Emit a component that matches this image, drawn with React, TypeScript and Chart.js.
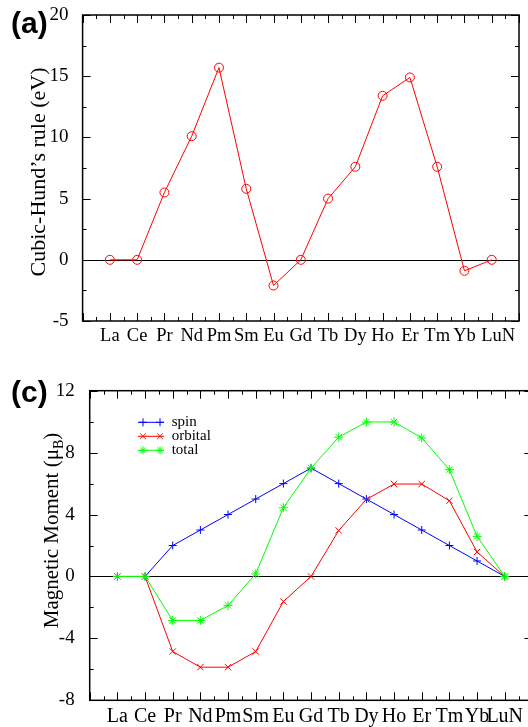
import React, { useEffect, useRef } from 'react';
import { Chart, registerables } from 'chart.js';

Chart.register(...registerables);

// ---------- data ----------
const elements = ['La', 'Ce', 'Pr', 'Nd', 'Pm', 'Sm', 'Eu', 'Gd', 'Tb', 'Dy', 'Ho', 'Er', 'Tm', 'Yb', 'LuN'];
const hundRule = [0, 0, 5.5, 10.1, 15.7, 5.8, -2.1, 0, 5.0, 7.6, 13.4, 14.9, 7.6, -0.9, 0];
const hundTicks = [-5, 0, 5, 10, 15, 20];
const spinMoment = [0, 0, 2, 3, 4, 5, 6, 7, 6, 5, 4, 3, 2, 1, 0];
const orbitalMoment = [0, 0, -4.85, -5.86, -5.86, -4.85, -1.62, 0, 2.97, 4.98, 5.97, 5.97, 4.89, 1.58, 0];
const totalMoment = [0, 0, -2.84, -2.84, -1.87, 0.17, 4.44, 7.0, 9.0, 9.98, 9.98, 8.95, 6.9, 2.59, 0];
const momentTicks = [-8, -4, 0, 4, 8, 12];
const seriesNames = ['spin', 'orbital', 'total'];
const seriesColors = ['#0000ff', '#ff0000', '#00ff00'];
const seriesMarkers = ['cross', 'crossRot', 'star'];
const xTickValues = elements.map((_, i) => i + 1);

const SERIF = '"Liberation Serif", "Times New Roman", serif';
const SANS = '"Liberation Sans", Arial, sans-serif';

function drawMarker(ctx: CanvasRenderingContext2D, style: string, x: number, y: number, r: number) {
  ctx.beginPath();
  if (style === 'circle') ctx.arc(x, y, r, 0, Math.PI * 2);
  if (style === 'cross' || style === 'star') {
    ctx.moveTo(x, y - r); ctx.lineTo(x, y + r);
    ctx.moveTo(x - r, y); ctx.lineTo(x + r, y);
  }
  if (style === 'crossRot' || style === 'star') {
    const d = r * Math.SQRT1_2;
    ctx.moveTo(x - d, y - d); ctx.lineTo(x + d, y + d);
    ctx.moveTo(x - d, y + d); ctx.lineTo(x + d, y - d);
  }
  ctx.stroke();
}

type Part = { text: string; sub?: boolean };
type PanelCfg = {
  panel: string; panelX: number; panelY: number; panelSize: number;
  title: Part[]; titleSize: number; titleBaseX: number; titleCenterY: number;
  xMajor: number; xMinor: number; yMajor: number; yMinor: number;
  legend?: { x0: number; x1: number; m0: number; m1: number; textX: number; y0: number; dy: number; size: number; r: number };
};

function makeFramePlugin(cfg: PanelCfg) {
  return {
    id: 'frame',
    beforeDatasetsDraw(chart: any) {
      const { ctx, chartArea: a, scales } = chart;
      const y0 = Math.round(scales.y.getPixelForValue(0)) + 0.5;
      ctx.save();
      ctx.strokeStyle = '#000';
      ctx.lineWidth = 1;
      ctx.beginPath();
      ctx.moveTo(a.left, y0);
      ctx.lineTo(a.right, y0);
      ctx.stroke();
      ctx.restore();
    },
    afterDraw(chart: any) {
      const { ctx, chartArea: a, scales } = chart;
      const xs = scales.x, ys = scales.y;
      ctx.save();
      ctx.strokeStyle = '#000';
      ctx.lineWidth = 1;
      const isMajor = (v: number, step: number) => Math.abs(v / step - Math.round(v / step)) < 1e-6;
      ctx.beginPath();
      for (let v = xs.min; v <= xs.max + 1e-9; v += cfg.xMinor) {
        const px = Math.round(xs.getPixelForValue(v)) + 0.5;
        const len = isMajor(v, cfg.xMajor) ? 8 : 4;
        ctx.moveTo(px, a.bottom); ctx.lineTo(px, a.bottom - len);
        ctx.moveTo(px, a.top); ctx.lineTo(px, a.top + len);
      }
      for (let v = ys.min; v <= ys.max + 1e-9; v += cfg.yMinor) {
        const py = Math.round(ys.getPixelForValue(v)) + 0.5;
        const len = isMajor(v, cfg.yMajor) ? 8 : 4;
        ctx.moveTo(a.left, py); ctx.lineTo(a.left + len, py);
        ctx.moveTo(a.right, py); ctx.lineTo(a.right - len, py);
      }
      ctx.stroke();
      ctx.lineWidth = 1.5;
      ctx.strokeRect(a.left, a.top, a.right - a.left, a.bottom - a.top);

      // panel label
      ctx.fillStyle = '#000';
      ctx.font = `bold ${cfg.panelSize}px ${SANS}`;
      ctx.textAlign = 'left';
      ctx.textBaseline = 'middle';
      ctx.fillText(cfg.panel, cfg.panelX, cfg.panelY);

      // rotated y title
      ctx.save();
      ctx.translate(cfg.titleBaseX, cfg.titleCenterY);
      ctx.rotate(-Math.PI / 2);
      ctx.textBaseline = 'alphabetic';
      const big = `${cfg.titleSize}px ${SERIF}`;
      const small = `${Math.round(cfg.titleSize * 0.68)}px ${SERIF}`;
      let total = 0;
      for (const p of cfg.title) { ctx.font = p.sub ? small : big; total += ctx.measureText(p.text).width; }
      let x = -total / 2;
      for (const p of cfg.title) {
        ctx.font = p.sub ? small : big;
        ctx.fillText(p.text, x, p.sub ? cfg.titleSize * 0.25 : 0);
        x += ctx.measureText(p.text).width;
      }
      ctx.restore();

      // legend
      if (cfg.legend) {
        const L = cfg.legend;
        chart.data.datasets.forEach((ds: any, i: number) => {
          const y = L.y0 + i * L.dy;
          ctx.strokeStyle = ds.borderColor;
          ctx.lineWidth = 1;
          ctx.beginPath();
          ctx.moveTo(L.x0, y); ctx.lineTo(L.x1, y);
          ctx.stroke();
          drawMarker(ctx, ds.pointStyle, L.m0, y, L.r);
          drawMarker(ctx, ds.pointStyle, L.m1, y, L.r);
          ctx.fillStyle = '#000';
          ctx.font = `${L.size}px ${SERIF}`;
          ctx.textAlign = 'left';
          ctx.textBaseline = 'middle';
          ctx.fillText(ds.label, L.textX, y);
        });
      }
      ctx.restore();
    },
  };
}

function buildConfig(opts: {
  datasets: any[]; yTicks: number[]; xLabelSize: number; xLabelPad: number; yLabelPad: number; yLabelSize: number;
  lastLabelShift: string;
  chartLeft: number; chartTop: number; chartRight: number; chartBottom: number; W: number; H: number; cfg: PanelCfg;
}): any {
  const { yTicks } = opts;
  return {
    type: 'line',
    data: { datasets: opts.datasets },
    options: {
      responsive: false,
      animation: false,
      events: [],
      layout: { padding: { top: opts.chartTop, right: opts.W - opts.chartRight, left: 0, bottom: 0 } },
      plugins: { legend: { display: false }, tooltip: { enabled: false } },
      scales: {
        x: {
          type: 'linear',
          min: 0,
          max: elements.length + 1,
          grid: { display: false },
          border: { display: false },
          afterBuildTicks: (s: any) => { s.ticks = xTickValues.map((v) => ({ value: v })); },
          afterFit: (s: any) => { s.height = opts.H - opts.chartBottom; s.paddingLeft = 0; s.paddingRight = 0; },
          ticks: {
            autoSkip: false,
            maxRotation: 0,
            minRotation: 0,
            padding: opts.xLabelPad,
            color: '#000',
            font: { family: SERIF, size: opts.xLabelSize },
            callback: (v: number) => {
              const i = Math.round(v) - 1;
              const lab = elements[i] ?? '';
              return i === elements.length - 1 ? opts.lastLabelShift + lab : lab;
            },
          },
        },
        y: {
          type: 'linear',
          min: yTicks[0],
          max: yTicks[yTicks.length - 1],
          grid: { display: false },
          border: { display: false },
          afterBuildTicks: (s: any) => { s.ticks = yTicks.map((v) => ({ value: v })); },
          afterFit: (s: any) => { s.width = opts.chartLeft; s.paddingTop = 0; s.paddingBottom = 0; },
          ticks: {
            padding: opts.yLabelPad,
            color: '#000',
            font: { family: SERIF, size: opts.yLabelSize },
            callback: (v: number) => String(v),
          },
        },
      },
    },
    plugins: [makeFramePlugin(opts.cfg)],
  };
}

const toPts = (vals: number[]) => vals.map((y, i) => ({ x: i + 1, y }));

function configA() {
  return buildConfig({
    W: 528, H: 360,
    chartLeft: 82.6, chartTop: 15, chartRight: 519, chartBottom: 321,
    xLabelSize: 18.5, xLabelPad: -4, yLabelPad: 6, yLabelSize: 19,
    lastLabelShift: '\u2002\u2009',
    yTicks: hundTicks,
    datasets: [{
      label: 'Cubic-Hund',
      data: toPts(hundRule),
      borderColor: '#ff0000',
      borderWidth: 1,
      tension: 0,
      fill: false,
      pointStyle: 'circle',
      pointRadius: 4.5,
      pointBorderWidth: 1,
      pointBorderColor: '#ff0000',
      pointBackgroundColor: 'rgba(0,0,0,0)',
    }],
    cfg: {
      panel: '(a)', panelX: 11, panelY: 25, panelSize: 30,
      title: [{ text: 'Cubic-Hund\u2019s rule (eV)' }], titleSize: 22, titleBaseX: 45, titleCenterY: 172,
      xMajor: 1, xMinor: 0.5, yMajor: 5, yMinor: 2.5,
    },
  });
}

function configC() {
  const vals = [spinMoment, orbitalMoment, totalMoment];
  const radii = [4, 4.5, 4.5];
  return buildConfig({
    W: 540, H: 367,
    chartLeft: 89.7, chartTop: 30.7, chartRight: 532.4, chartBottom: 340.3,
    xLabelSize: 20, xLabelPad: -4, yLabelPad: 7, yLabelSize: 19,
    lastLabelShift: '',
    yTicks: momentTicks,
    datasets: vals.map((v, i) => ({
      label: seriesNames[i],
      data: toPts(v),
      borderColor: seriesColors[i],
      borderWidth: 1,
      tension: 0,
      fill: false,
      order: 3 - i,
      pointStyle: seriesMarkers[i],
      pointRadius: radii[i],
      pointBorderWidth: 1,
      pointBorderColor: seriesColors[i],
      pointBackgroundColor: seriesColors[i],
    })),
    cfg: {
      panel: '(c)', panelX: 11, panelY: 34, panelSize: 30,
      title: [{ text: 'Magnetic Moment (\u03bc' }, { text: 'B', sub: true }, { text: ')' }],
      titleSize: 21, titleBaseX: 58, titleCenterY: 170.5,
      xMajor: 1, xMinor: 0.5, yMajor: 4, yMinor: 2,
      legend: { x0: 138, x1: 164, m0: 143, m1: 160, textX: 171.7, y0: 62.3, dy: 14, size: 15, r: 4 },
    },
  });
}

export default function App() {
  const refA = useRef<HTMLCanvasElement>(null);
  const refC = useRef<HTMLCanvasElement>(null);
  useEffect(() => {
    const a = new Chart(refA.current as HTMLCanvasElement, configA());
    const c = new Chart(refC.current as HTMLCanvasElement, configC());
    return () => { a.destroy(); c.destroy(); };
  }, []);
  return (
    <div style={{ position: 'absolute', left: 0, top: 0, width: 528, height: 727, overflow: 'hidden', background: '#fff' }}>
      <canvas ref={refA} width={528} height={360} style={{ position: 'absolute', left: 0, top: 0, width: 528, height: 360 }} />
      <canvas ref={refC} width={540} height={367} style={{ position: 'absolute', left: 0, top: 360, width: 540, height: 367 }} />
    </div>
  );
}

-*-

*EXERCISE OBJECTIVE*: Write out an exact copy of the listing, first line through the line containing "Chart.register(...registerables);", with the pictures left out.

*SOLUTION FOR THIS PROBLEM*:
Emit a component that matches this image, drawn with React, TypeScript and Chart.js.
import React, { useEffect, useRef } from 'react';
import { Chart, registerables } from 'chart.js';

Chart.register(...registerables);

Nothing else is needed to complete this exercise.